--- Collected data ---
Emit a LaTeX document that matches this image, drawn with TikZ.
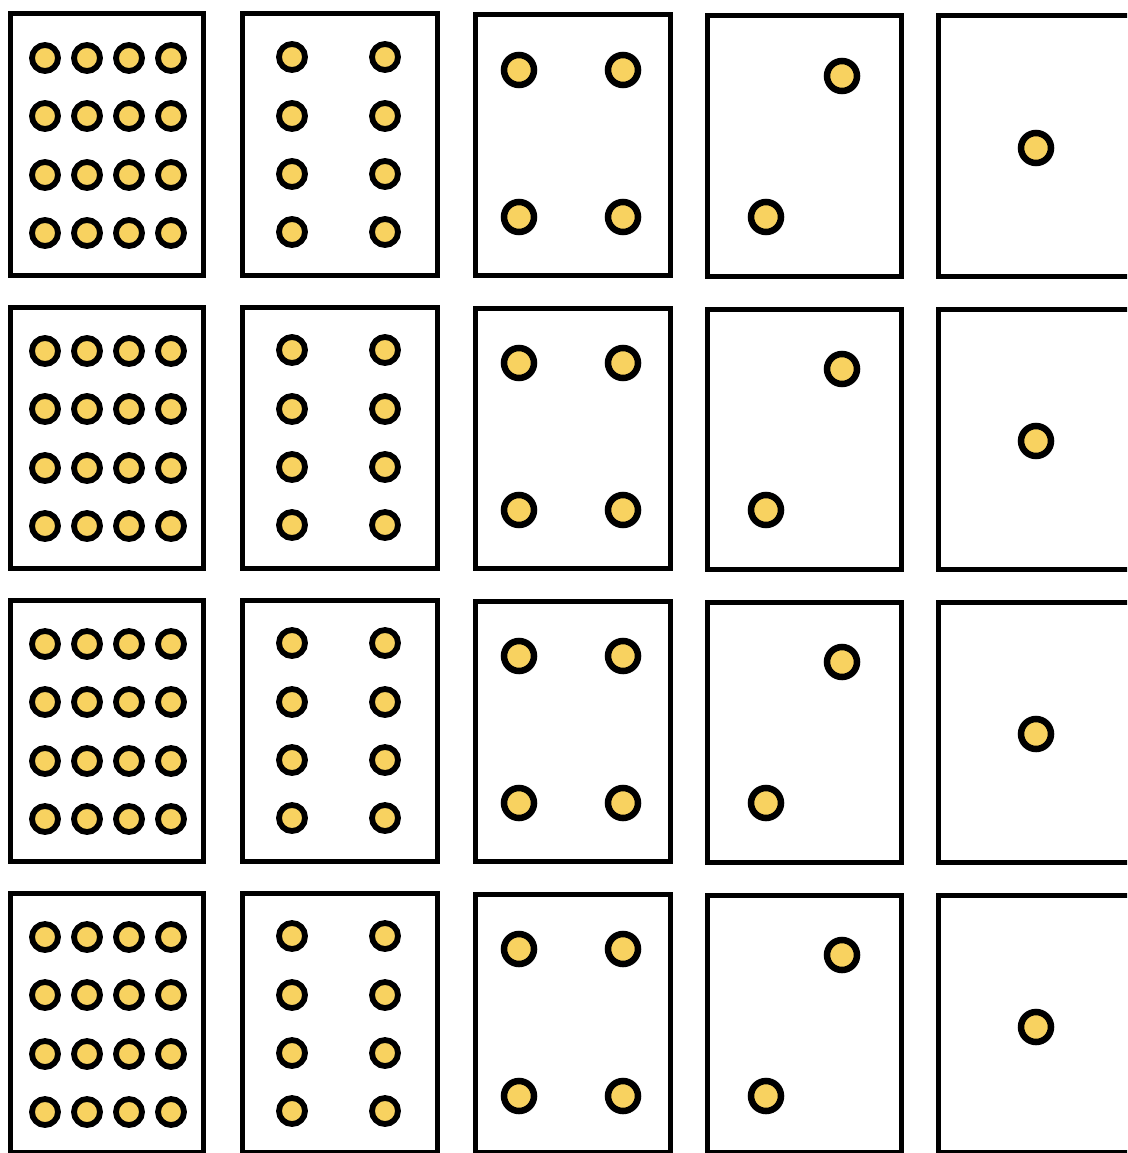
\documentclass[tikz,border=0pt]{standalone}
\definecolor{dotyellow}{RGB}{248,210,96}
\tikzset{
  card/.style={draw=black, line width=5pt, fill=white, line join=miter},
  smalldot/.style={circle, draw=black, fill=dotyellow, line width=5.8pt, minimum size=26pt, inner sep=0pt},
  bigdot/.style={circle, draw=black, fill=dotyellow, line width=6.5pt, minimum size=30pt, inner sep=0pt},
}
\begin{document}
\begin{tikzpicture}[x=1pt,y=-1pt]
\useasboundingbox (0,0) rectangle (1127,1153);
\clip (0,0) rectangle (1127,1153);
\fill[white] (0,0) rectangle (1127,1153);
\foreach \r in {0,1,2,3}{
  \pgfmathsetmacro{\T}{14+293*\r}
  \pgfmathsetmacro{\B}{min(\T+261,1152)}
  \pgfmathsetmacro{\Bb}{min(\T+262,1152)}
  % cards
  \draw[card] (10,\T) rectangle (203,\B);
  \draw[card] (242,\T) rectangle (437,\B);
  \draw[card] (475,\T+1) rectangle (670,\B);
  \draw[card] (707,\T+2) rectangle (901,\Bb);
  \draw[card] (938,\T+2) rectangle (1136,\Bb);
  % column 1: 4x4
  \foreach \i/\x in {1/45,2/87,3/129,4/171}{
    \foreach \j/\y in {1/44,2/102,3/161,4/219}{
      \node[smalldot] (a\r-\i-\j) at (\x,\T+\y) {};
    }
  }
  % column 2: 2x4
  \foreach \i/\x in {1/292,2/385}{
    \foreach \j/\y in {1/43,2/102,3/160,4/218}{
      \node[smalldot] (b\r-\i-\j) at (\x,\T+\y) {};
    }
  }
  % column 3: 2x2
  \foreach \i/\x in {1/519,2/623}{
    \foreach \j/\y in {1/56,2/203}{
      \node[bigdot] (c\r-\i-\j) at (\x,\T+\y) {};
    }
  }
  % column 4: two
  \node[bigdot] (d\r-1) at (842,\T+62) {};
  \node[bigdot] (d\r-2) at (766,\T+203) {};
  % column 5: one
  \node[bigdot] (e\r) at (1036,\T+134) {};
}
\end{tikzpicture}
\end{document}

--- The problem ---
Omit the pictures and output all of the other material exactly.

--- Correct result ---
Emit a LaTeX document that matches this image, drawn with TikZ.
\documentclass[tikz,border=0pt]{standalone}
\definecolor{dotyellow}{RGB}{248,210,96}
\tikzset{
  card/.style={draw=black, line width=5pt, fill=white, line join=miter},
  smalldot/.style={circle, draw=black, fill=dotyellow, line width=5.8pt, minimum size=26pt, inner sep=0pt},
  bigdot/.style={circle, draw=black, fill=dotyellow, line width=6.5pt, minimum size=30pt, inner sep=0pt},
}
\begin{document}
\begin{tikzpicture}[x=1pt,y=-1pt]
\useasboundingbox (0,0) rectangle (1127,1153);
\clip (0,0) rectangle (1127,1153);
\fill[white] (0,0) rectangle (1127,1153);
\foreach \r in {0,1,2,3}{
  \pgfmathsetmacro{\T}{14+293*\r}
  \pgfmathsetmacro{\B}{min(\T+261,1152)}
  \pgfmathsetmacro{\Bb}{min(\T+262,1152)}
  % cards
  \draw[card] (10,\T) rectangle (203,\B);
  \draw[card] (242,\T) rectangle (437,\B);
  \draw[card] (475,\T+1) rectangle (670,\B);
  \draw[card] (707,\T+2) rectangle (901,\Bb);
  \draw[card] (938,\T+2) rectangle (1136,\Bb);
  % column 1: 4x4
  \foreach \i/\x in {1/45,2/87,3/129,4/171}{
    \foreach \j/\y in {1/44,2/102,3/161,4/219}{
      \node[smalldot] (a\r-\i-\j) at (\x,\T+\y) {};
    }
  }
  % column 2: 2x4
  \foreach \i/\x in {1/292,2/385}{
    \foreach \j/\y in {1/43,2/102,3/160,4/218}{
      \node[smalldot] (b\r-\i-\j) at (\x,\T+\y) {};
    }
  }
  % column 3: 2x2
  \foreach \i/\x in {1/519,2/623}{
    \foreach \j/\y in {1/56,2/203}{
      \node[bigdot] (c\r-\i-\j) at (\x,\T+\y) {};
    }
  }
  % column 4: two
  \node[bigdot] (d\r-1) at (842,\T+62) {};
  \node[bigdot] (d\r-2) at (766,\T+203) {};
  % column 5: one
  \node[bigdot] (e\r) at (1036,\T+134) {};
}
\end{tikzpicture}
\end{document}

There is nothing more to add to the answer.